INFORMATION SHOWN:
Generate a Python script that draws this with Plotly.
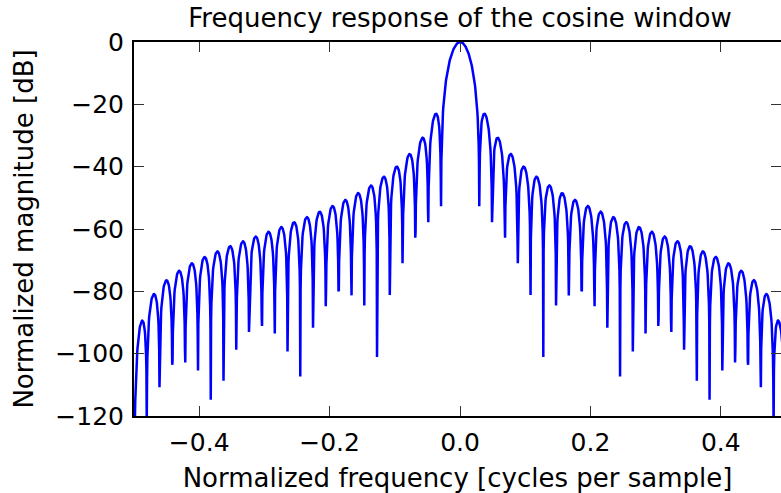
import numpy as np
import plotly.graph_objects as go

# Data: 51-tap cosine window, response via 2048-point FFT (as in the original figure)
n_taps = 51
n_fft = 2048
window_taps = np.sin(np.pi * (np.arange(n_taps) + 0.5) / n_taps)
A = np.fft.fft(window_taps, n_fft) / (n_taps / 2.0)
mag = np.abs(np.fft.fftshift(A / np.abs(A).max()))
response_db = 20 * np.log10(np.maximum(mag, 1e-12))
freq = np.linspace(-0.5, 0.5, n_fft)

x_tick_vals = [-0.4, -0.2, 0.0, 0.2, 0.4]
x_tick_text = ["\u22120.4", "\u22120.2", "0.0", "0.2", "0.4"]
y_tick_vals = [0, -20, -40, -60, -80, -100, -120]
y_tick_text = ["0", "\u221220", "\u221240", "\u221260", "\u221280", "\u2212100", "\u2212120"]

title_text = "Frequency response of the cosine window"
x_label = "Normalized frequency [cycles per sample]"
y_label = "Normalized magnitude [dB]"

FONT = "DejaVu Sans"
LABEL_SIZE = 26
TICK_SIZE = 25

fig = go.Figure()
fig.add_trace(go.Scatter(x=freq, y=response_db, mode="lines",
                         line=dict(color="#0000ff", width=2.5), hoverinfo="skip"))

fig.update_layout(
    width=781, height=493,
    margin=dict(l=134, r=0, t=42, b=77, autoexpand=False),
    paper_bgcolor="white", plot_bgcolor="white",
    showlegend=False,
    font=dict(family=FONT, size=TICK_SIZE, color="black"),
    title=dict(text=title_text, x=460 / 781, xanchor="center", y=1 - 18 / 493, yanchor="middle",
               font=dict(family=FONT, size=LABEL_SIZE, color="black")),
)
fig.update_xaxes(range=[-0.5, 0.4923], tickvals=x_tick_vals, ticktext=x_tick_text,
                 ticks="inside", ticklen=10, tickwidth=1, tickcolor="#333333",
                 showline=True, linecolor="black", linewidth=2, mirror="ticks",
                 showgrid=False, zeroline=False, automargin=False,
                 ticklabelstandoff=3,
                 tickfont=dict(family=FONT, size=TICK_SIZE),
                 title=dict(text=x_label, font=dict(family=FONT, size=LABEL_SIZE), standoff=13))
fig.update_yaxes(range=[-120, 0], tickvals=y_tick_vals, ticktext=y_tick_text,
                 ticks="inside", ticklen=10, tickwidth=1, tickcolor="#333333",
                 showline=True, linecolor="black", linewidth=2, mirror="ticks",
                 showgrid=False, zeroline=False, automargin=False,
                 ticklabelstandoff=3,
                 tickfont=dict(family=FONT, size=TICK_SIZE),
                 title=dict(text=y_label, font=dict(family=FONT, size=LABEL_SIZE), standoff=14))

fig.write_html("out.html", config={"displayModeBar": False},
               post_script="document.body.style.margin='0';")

PROBLEM:
Copy out all of the material exactly as written, without its pictures.

SOLUTION FOR THIS PROBLEM:
Generate a Python script that draws this with Plotly.
import numpy as np
import plotly.graph_objects as go

# Data: 51-tap cosine window, response via 2048-point FFT (as in the original figure)
n_taps = 51
n_fft = 2048
window_taps = np.sin(np.pi * (np.arange(n_taps) + 0.5) / n_taps)
A = np.fft.fft(window_taps, n_fft) / (n_taps / 2.0)
mag = np.abs(np.fft.fftshift(A / np.abs(A).max()))
response_db = 20 * np.log10(np.maximum(mag, 1e-12))
freq = np.linspace(-0.5, 0.5, n_fft)

x_tick_vals = [-0.4, -0.2, 0.0, 0.2, 0.4]
x_tick_text = ["\u22120.4", "\u22120.2", "0.0", "0.2", "0.4"]
y_tick_vals = [0, -20, -40, -60, -80, -100, -120]
y_tick_text = ["0", "\u221220", "\u221240", "\u221260", "\u221280", "\u2212100", "\u2212120"]

title_text = "Frequency response of the cosine window"
x_label = "Normalized frequency [cycles per sample]"
y_label = "Normalized magnitude [dB]"

FONT = "DejaVu Sans"
LABEL_SIZE = 26
TICK_SIZE = 25

fig = go.Figure()
fig.add_trace(go.Scatter(x=freq, y=response_db, mode="lines",
                         line=dict(color="#0000ff", width=2.5), hoverinfo="skip"))

fig.update_layout(
    width=781, height=493,
    margin=dict(l=134, r=0, t=42, b=77, autoexpand=False),
    paper_bgcolor="white", plot_bgcolor="white",
    showlegend=False,
    font=dict(family=FONT, size=TICK_SIZE, color="black"),
    title=dict(text=title_text, x=460 / 781, xanchor="center", y=1 - 18 / 493, yanchor="middle",
               font=dict(family=FONT, size=LABEL_SIZE, color="black")),
)
fig.update_xaxes(range=[-0.5, 0.4923], tickvals=x_tick_vals, ticktext=x_tick_text,
                 ticks="inside", ticklen=10, tickwidth=1, tickcolor="#333333",
                 showline=True, linecolor="black", linewidth=2, mirror="ticks",
                 showgrid=False, zeroline=False, automargin=False,
                 ticklabelstandoff=3,
                 tickfont=dict(family=FONT, size=TICK_SIZE),
                 title=dict(text=x_label, font=dict(family=FONT, size=LABEL_SIZE), standoff=13))
fig.update_yaxes(range=[-120, 0], tickvals=y_tick_vals, ticktext=y_tick_text,
                 ticks="inside", ticklen=10, tickwidth=1, tickcolor="#333333",
                 showline=True, linecolor="black", linewidth=2, mirror="ticks",
                 showgrid=False, zeroline=False, automargin=False,
                 ticklabelstandoff=3,
                 tickfont=dict(family=FONT, size=TICK_SIZE),
                 title=dict(text=y_label, font=dict(family=FONT, size=LABEL_SIZE), standoff=14))

fig.write_html("out.html", config={"displayModeBar": False},
               post_script="document.body.style.margin='0';")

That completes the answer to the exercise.